Worker results deletion
The worker results deletion was built before transcription entities had their own independent link to WorkerRuns. For this reason, transcription entities were only deleted when their transcription matched the specified WorkerRun. In this release, the deletion will now also target transcription entities that are directly linked to the WorkerRun.
To prevent accidental deletions, the frontend will now also prevent any worker results deletion from happening until all filters are removed in the elements navigation, as those filters cannot be applied to the deletion.

Worker configurations
We have continued to work on the new worker configuration format, particularly in building the new forms that will enable users to fill in each of the configuration fields. As this will come with more precise validation, we will be using a new format for API errors that will help the new form to attribute each error to each field and make it easier to resolve any errors before saving a configuration or starting a process.

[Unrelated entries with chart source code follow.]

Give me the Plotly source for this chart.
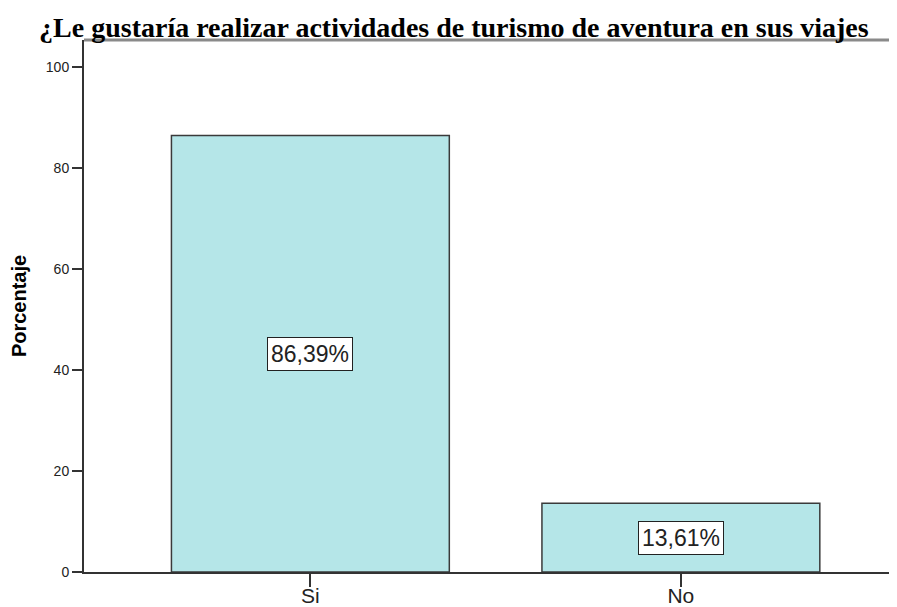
import plotly.graph_objects as go

# Respuestas y porcentajes
categories = ["Si", "No"]
percentages = [86.39, 13.61]
value_labels = ["86,39%", "13,61%"]
y_ticks = [0, 20, 40, 60, 80, 100]

BAR_FILL = "#b5e6e8"
BAR_EDGE = "#3a3a3a"
AXIS_COLOR = "#333333"

# The page body adds an 8px margin, so the figure is sized to the visible area.
FIG_W, FIG_H = 890, 598

fig = go.Figure()
fig.add_trace(
    go.Bar(
        x=categories,
        y=percentages,
        width=0.75,
        marker={"color": BAR_FILL, "line": {"color": BAR_EDGE, "width": 1.5}},
        hoverinfo="skip",
        showlegend=False,
    )
)

# Etiquetas con recuadro blanco en el centro de cada barra
for cat, val, txt in zip(categories, percentages, value_labels):
    fig.add_annotation(
        x=cat,
        y=val / 2,
        text=txt,
        showarrow=False,
        font={"family": "Liberation Sans, Arial", "size": 23, "color": "#222"},
        bgcolor="white",
        bordercolor="#222",
        borderwidth=1,
        borderpad=3,
    )

# Linea superior gris del marco
fig.add_shape(
    type="line",
    xref="paper",
    yref="paper",
    x0=0,
    x1=1,
    y0=1,
    y1=1,
    line={"color": "#8a8a8a", "width": 3},
)

fig.update_layout(
    width=FIG_W,
    height=FIG_H,
    margin={"l": 76, "r": 0, "t": 32, "b": 34},
    paper_bgcolor="white",
    plot_bgcolor="white",
    title={
        "text": "<b>¿Le gustaría realizar actividades de turismo de aventura en sus viajes</b>",
        "font": {"family": "Liberation Serif, Times New Roman", "size": 28, "color": "black"},
        "x": 0.501,
        "xanchor": "center",
        "y": 0.968,
        "yanchor": "middle",
    },
    xaxis={
        "range": [-0.611, 1.586],
        "automargin": False,
        "showline": True,
        "linecolor": AXIS_COLOR,
        "linewidth": 2,
        "ticks": "outside",
        "ticklen": 13,
        "tickwidth": 2,
        "tickcolor": AXIS_COLOR,
        "ticklabelstandoff": -9,
        "showgrid": False,
        "tickfont": {"family": "Liberation Sans, Arial", "size": 21, "color": "#222"},
    },
    yaxis={
        "range": [0, 105.3],
        "automargin": False,
        "tickvals": y_ticks,
        "showline": True,
        "linecolor": AXIS_COLOR,
        "linewidth": 2,
        "ticks": "outside",
        "ticklen": 10,
        "tickwidth": 2,
        "tickcolor": AXIS_COLOR,
        "showgrid": False,
        "zeroline": False,
        "tickfont": {"family": "Liberation Sans, Arial", "size": 14, "color": "#222"},
        "title": {
            "text": "<b>Porcentaje</b>",
            "font": {"family": "Liberation Sans, Arial", "size": 20, "color": "black"},
            "standoff": 14,
        },
    },
)

fig.write_html("out.html")
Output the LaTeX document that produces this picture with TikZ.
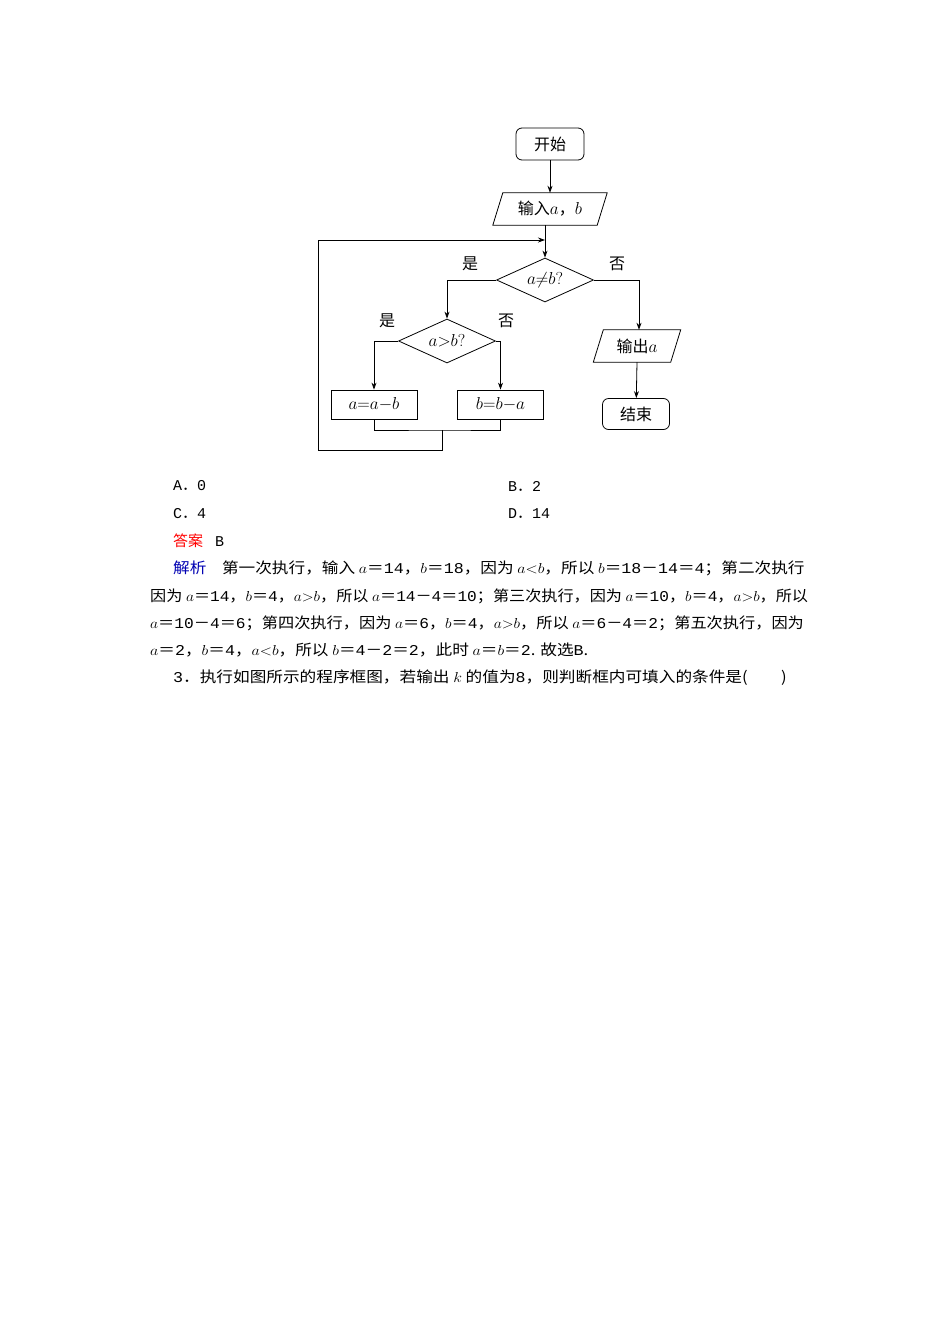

In this release, while the form is not yet available, this new API error format will be made available on CreateWorkerConfiguration
, UpdateWorkerConfiguration
and PartialUpdateWorkerConfiguration
. In the long term, we hope to be able to gradually replace all errors on all API endpoints with this new format to make it easier for all API users to handle errors, and make error messages more precise on our frontend.
Misc
- A padlock or globe icon is now shown when listing models and viewing their details, to show whether they are public.
- When an error occurs while adding an element type to a project, an error notification is now shown only once and not twice.
- In the worker results deletion modal, clicking on a configuration's name now shows its details instead of a placeholder.